Copy exactly the lines from the one containing "Reproduce this chart with Plotly." through the one containing "150, 155, 160]", both included, and leave out any pictures.

▸ SUPPLIED MATERIAL:

====

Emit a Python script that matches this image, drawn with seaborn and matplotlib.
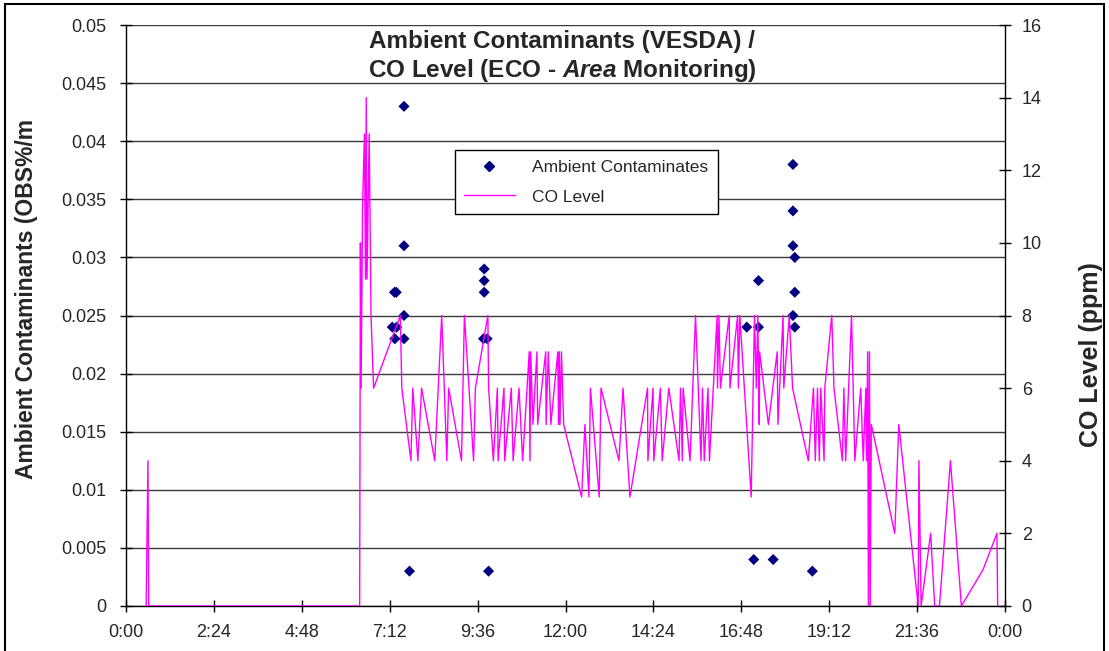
import matplotlib
matplotlib.use("Agg")
import pandas as pd
import matplotlib.pyplot as plt
from matplotlib.lines import Line2D
from matplotlib.patches import Rectangle
import seaborn as sns

# Ambient contaminants (VESDA), hours of day / OBS%/m
amb_hours = [7.59, 7.59, 7.33, 7.38, 7.59, 7.27, 7.39, 7.34, 7.59, 7.74,
             9.78, 9.78, 9.78, 9.76, 9.86, 9.90,
             16.95, 17.27, 17.27, 17.14, 17.67,
             18.21, 18.21, 18.21, 18.26, 18.26, 18.21, 18.26, 18.74]
amb_values = [0.043, 0.031, 0.027, 0.027, 0.025, 0.024, 0.024, 0.023, 0.023, 0.003,
              0.029, 0.028, 0.027, 0.023, 0.023, 0.003,
              0.024, 0.028, 0.024, 0.004, 0.004,
              0.038, 0.034, 0.031, 0.030, 0.027, 0.025, 0.024, 0.003]

# CO level (ECO area monitoring), hours of day / ppm
co_hours = [0.55, 0.60, 0.62, 6.38, 6.40, 6.42, 6.46, 6.51, 6.54, 6.56, 6.58, 6.61, 6.64, 6.69, 6.76,
            7.49, 7.53, 7.78, 7.83, 7.97, 8.07, 8.43, 8.62, 8.76, 8.81, 9.16, 9.24, 9.49, 9.54,
            9.88, 9.90, 10.03, 10.14, 10.16, 10.32, 10.34, 10.52, 10.57, 10.73, 10.83,
            11.01, 11.03, 11.05, 11.11, 11.22, 11.24, 11.46, 11.47, 11.53, 11.60,
            11.79, 11.81, 11.83, 11.85, 11.89, 11.95, 12.44, 12.53, 12.64, 12.68,
            12.92, 12.97, 13.46, 13.57, 13.76, 14.24, 14.25, 14.39, 14.41, 14.59, 14.64, 14.82,
            15.10, 15.14, 15.19, 15.21, 15.40, 15.55, 15.70, 15.74, 15.79, 15.89, 15.93,
            16.14, 16.15, 16.19, 16.23, 16.47, 16.49, 16.70, 16.72, 16.76,
            17.07, 17.16, 17.21, 17.25, 17.29, 17.30, 17.54, 17.78, 17.80, 17.94, 17.96,
            18.11, 18.20, 18.63, 18.77, 18.82, 18.88, 18.93, 18.97, 19.06, 19.08,
            19.27, 19.33, 19.56, 19.60, 19.65, 19.81, 19.90, 20.06, 20.13, 20.20, 20.22,
            20.25, 20.27, 20.30, 20.32, 20.35, 20.99, 21.10, 21.63, 21.65, 21.71,
            21.97, 22.08, 22.21, 22.51, 22.81, 23.40, 23.78, 23.80]
co_ppm = [0, 4, 0, 0, 10, 6, 11, 13, 9, 14, 9, 11, 13, 8, 6,
          8, 6, 4, 6, 4, 6, 4, 8, 4, 6, 4, 8, 4, 6,
          8, 6, 4, 6, 4, 6, 4, 6, 4, 6, 4,
          7, 4, 7, 5, 7, 5, 7, 5, 7, 5,
          7, 5, 7, 5, 7, 5, 3, 5, 3, 6,
          3, 6, 4, 6, 3, 6, 4, 6, 4, 6, 4, 6,
          4, 6, 4, 6, 4, 8, 4, 6, 4, 6, 4,
          8, 6, 8, 6, 8, 6, 8, 6, 8,
          3, 8, 6, 8, 5, 7, 5, 7, 5, 8, 6,
          8, 6, 4, 6, 4, 6, 4, 6, 4, 6,
          8, 6, 4, 6, 4, 8, 4, 6, 4, 6, 4,
          7, 0, 7, 0, 5, 2, 5, 0, 4, 0,
          2, 0, 0, 4, 0, 1, 2, 0]

x_ticks = [0, 2.4, 4.8, 7.2, 9.6, 12.0, 14.4, 16.8, 19.2, 21.6, 24.0]
x_tick_labels = ["0:00", "2:24", "4:48", "7:12", "9:36", "12:00",
                 "14:24", "16:48", "19:12", "21:36", "0:00"]
left_ticks = [0, 0.005, 0.01, 0.015, 0.02, 0.025, 0.03, 0.035, 0.04, 0.045, 0.05]
left_tick_labels = ["0", "0.005", "0.01", "0.015", "0.02", "0.025",
                    "0.03", "0.035", "0.04", "0.045", "0.05"]
right_ticks = [0, 2, 4, 6, 8, 10, 12, 14, 16]

sns.set_style("white")
plt.rcParams["font.family"] = ["Liberation Sans", "DejaVu Sans"]
plt.rcParams["mathtext.fontset"] = "custom"
plt.rcParams["mathtext.it"] = "Liberation Sans:italic:bold"
plt.rcParams["mathtext.rm"] = "Liberation Sans:bold"

amb_df = pd.DataFrame({"hour": amb_hours, "value": amb_values})
co_df = pd.DataFrame({"hour": co_hours, "ppm": co_ppm})

W, H = 1109, 651
fig = plt.figure(figsize=(W / 100, H / 100), dpi=100)
ax = fig.add_axes([126 / W, 1 - 606 / H, (1005 - 126) / W, (606 - 25) / H])
ax2 = ax.twinx()

ax.set_axisbelow(True)
ax.yaxis.grid(True, color="#3a3a3a", lw=1)

sns.scatterplot(data=amb_df, x="hour", y="value", ax=ax, marker="D",
                color="#000080", s=32, edgecolor="none", legend=False, zorder=3)
sns.lineplot(data=co_df, x="hour", y="ppm", ax=ax2, color="#FF00FF", lw=1,
             sort=False, estimator=None, legend=False)

ax.set_xlim(0, 24)
ax.set_ylim(0, 0.05)
ax2.set_ylim(0, 16)
ax.set_xticks(x_ticks)
ax.set_xticklabels(x_tick_labels)
ax.set_yticks(left_ticks)
ax.set_yticklabels(left_tick_labels)
ax2.set_yticks(right_ticks)

for a in (ax, ax2):
    a.spines["top"].set_visible(False)
    for s in a.spines.values():
        s.set_color("black")
        s.set_linewidth(1)
ax.spines["right"].set_visible(False)
ax2.spines["left"].set_visible(False)
ax2.spines["bottom"].set_visible(False)

ax.tick_params(axis="both", direction="inout", length=8, width=1, color="black",
               labelsize=13, bottom=True, left=True)
ax.tick_params(axis="y", pad=10)
ax.tick_params(axis="x", pad=9)
ax2.tick_params(axis="y", direction="inout", length=8, width=1, color="black",
                labelsize=13, pad=8, right=True)

ax.set_xlabel("")
ax.set_ylabel("Ambient Contaminants (OBS%/m", fontsize=16.5, fontweight="bold")
ax.yaxis.set_label_coords(-0.100, 0.528)
ax2.set_ylabel("CO Level (ppm)", fontsize=18, fontweight="bold")
ax2.yaxis.set_label_coords(1.084, 0.432)

ax2.text(0.496, 0.992, "Ambient Contaminants (VESDA) /\nCO Level (ECO - $\\mathit{Area}$ Monitoring)",
         transform=ax.transAxes, ha="center", va="top", fontsize=17.5,
         fontweight="bold", linespacing=1.2)

handles = [Line2D([], [], marker="D", color="#000080", ls="none", markersize=5.5),
           Line2D([], [], color="#FF00FF", lw=1)]
leg = ax2.legend(handles, ["Ambient Contaminates", "CO Level"], loc="upper left",
                 bbox_to_anchor=(0.374, 0.785), borderaxespad=0, frameon=True,
                 fancybox=False, edgecolor="black", framealpha=1, fontsize=12.5,
                 handlelength=2.9, handletextpad=1.0, labelspacing=0.85, borderpad=0.55)
leg.get_frame().set_linewidth(1)

fig.patches.append(Rectangle((5 / W, -0.1), 1099 / W, 1.1 - 4 / H,
                             transform=fig.transFigure, fill=False,
                             edgecolor="black", lw=1.5))

fig.savefig("out.png", dpi=100)
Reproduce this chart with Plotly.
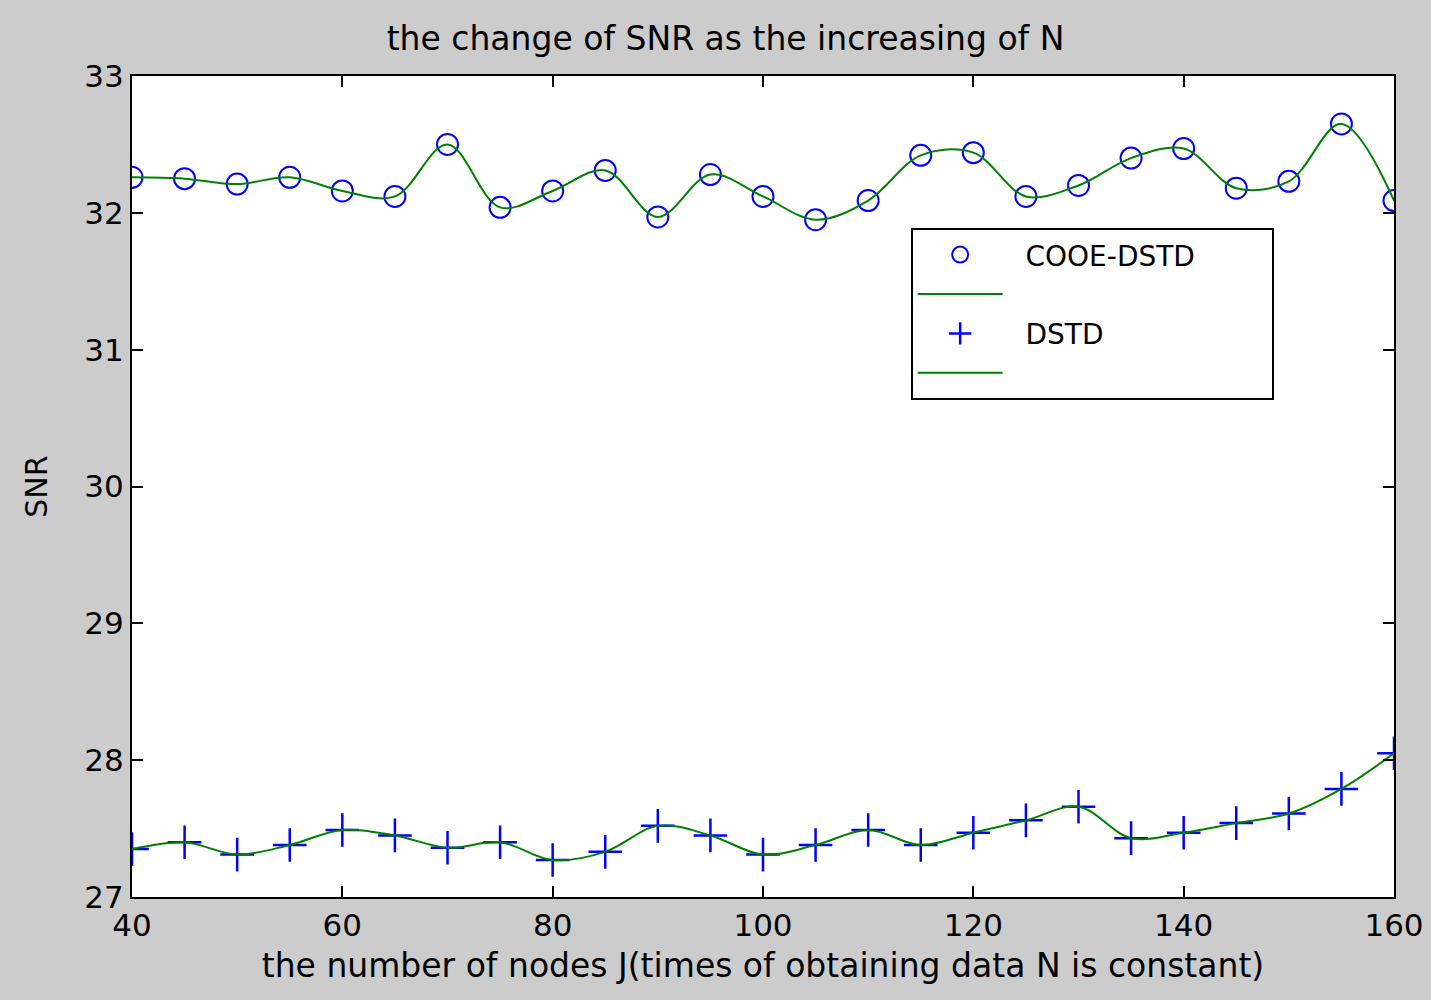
import plotly.graph_objects as go

# Number of nodes J
nodes = [40, 45, 50, 55, 60, 65, 70, 75, 80, 85, 90, 95, 100,
         105, 110, 115, 120, 125, 130, 135, 140, 145, 150, 155, 160]

# SNR
snr_cooe = [32.26, 32.25, 32.21, 32.26, 32.16, 32.12, 32.50, 32.04, 32.16, 32.31, 31.97, 32.28, 32.12,
            31.95, 32.09, 32.42, 32.44, 32.12, 32.20, 32.40, 32.47, 32.18, 32.23, 32.65, 32.09]
snr_dstd = [27.35, 27.40, 27.31, 27.38, 27.49, 27.45, 27.36, 27.40, 27.27, 27.33, 27.52, 27.45, 27.31,
            27.38, 27.49, 27.38, 27.47, 27.56, 27.66, 27.43, 27.47, 27.54, 27.61, 27.79, 28.05]

x_ticks = [40, 60, 80, 100, 120, 140, 160]
y_ticks = [27, 28, 29, 30, 31, 32, 33]

BLUE = '#0000ff'
GREEN = '#008000'
FONT = 'DejaVu Sans'
NBSP = '\u00a0'

fig = go.Figure()

# markers first, the green spline goes over them (as in matlab)
# (nbsp padding widens the legend box like the matlab one)
fig.add_trace(go.Scatter(
    x=nodes, y=snr_cooe, mode='markers', name=NBSP * 2 + 'COOE-DSTD' + NBSP * 8,
    marker=dict(symbol='circle-open', size=21, color=BLUE, line=dict(width=2, color=BLUE)),
))
fig.add_trace(go.Scatter(
    x=nodes, y=snr_cooe, mode='lines', name=NBSP,
    line=dict(color=GREEN, width=2, shape='spline', smoothing=1.0),
))
fig.add_trace(go.Scatter(
    x=nodes, y=snr_dstd, mode='markers', name=NBSP * 2 + 'DSTD',
    marker=dict(symbol='cross-thin-open', size=24, color=BLUE, line=dict(width=2.5, color=BLUE)),
))
fig.add_trace(go.Scatter(
    x=nodes, y=snr_dstd, mode='lines', name=NBSP,
    line=dict(color=GREEN, width=2, shape='spline', smoothing=1.0),
))

axis_common = dict(
    showgrid=False, zeroline=False, automargin=False,
    showline=True, linecolor='black', linewidth=2, mirror='ticks',
    ticks='inside', ticklen=11, tickwidth=2, tickcolor='black',
    tickfont=dict(family=FONT, size=31, color='black'),
)

fig.update_xaxes(range=[40, 160], tickvals=x_ticks, ticktext=[str(v) for v in x_ticks],
                 title=dict(text='the number of nodes J(times of obtaining data N is constant)',
                            font=dict(family=FONT, size=33, color='black'), standoff=12),
                 **axis_common)
fig.update_yaxes(range=[27, 33], tickvals=y_ticks, ticktext=[str(v) for v in y_ticks],
                 title=dict(text='SNR', font=dict(family=FONT, size=30, color='black'), standoff=28),
                 **axis_common)

fig.update_layout(
    width=1431, height=1000,
    paper_bgcolor='#cccccc', plot_bgcolor='white',
    margin=dict(l=132, r=37, t=76, b=103),
    title=dict(text='the change of SNR as the increasing of N',
               font=dict(family=FONT, size=33, color='black'),
               x=0.507, xanchor='center', y=0.962, yanchor='middle'),
    legend=dict(
        x=0.617, y=0.815, xanchor='left', yanchor='top',
        bgcolor='white', bordercolor='black', borderwidth=2,
        font=dict(family=FONT, size=28, color='black'),
        itemwidth=85,
    ),
    showlegend=True,
)

# no page margin so the figure fills the window like the original screenshot
fig.write_html('out.html', config={'displayModeBar': False},
               post_script="document.body.style.margin='0';")
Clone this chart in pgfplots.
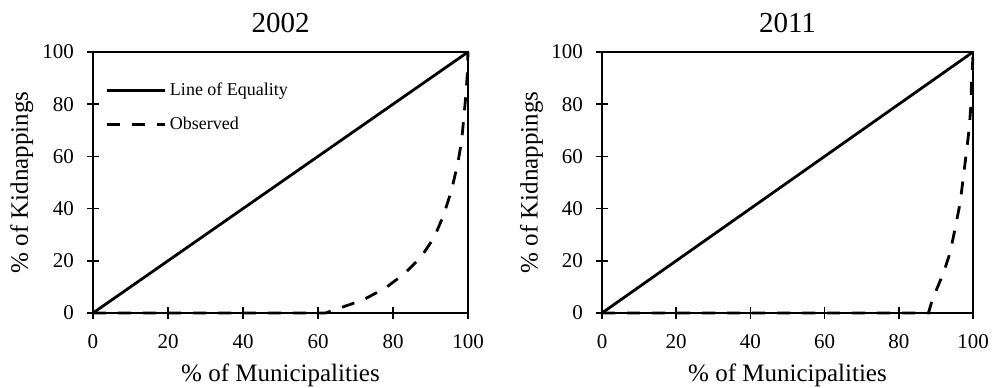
\documentclass[border=0pt]{standalone}
\usepackage{pgfplots}
\pgfplotsset{compat=1.18}
\usepackage{fontspec}
\setmainfont{Liberation Serif}

\pgfplotsset{
  lorenz/.style={
    scale only axis,
    width=375bp, height=261bp,
    xmin=0, xmax=100, ymin=0, ymax=100,
    xtick={0,20,40,60,80,100},
    ytick={0,20,40,60,80,100},
    xtick pos=bottom, ytick pos=left,
    tick align=center,
    major tick length=12bp,
    axis line style={line width=1.6bp},
    every tick/.style={black, line width=1.6bp},
    /pgf/number format/assume math mode=true,
    tick label style={font=\fontsize{21bp}{24bp}\selectfont},
    xticklabel style={inner sep=0pt, yshift=-15bp},
    yticklabel style={inner sep=0pt, xshift=-13bp},
    label style={font=\fontsize{25bp}{28bp}\selectfont},
    xlabel={\% of Municipalities},
    ylabel={\% of Kidnappings},
    xlabel style={at={(axis description cs:0.5,0)}, anchor=center, yshift=-62bp},
    ylabel style={at={(axis description cs:-0.19,0.5)}, anchor=center},
    title style={at={(0.5,1)}, anchor=south, inner sep=0pt, yshift=13bp, font=\fontsize{29bp}{32bp}\selectfont},
    clip=false,
  },
  eq/.style={black, line width=2.8bp},
  obs/.style={black, line width=2.8bp, dash pattern=on 13bp off 12bp},
}

\begin{document}
\begin{tikzpicture}
\useasboundingbox (-93bp,-75bp) rectangle (899bp,313bp);

\begin{axis}[lorenz, at={(0bp,0bp)}, anchor=south west, title={2002},
  legend style={at={(0,1)}, anchor=north west, xshift=12bp, yshift=-29bp,
    draw=none, fill=none, inner sep=0pt,
    font=\fontsize{18bp}{21bp}\selectfont,
    row sep=16bp,
    nodes={inner sep=2bp}},
  legend cell align=left,
  legend image code/.code={\draw[#1] (0bp,0bp) -- (58bp,0bp);},
  every odd column/.style={},
  legend style={every even column/.style={}, /tikz/column 2/.style={column sep=0pt}},
  legend style={nodes={inner xsep=4bp}},
]
\addplot[eq] coordinates {(0,0) (100,100)};
\addlegendentry{Line of Equality}
\addplot[obs] coordinates {
(0,0) (62,0) (66,2) (72,5) (78,9.6) (83,15) (87.5,21.5) (91,29) (93.5,37.5)
(95.6,47) (97.3,57.5) (98.3,66) (98.9,75) (99.4,83) (99.8,91) (100,100)};
\addlegendentry{Observed}
\end{axis}

\begin{axis}[lorenz, width=371bp, at={(509bp,0bp)}, anchor=south west, title={2011}]
\addplot[eq] coordinates {(0,0) (100,100)};
\addplot[obs] coordinates {
(0,0) (88,0) (89,5) (92,15.2) (93.8,23) (95.1,31.8) (96.5,42) (97.4,52)
(98.3,62.5) (99,71) (99.4,79) (99.6,88) (99.9,96) (100,100)};
\end{axis}
\end{tikzpicture}
\end{document}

====

▸ WORKED SOLUTION:
Reproduce this chart with Plotly.
import plotly.graph_objects as go

# Number of nodes J
nodes = [40, 45, 50, 55, 60, 65, 70, 75, 80, 85, 90, 95, 100,
         105, 110, 115, 120, 125, 130, 135, 140, 145, 150, 155, 160]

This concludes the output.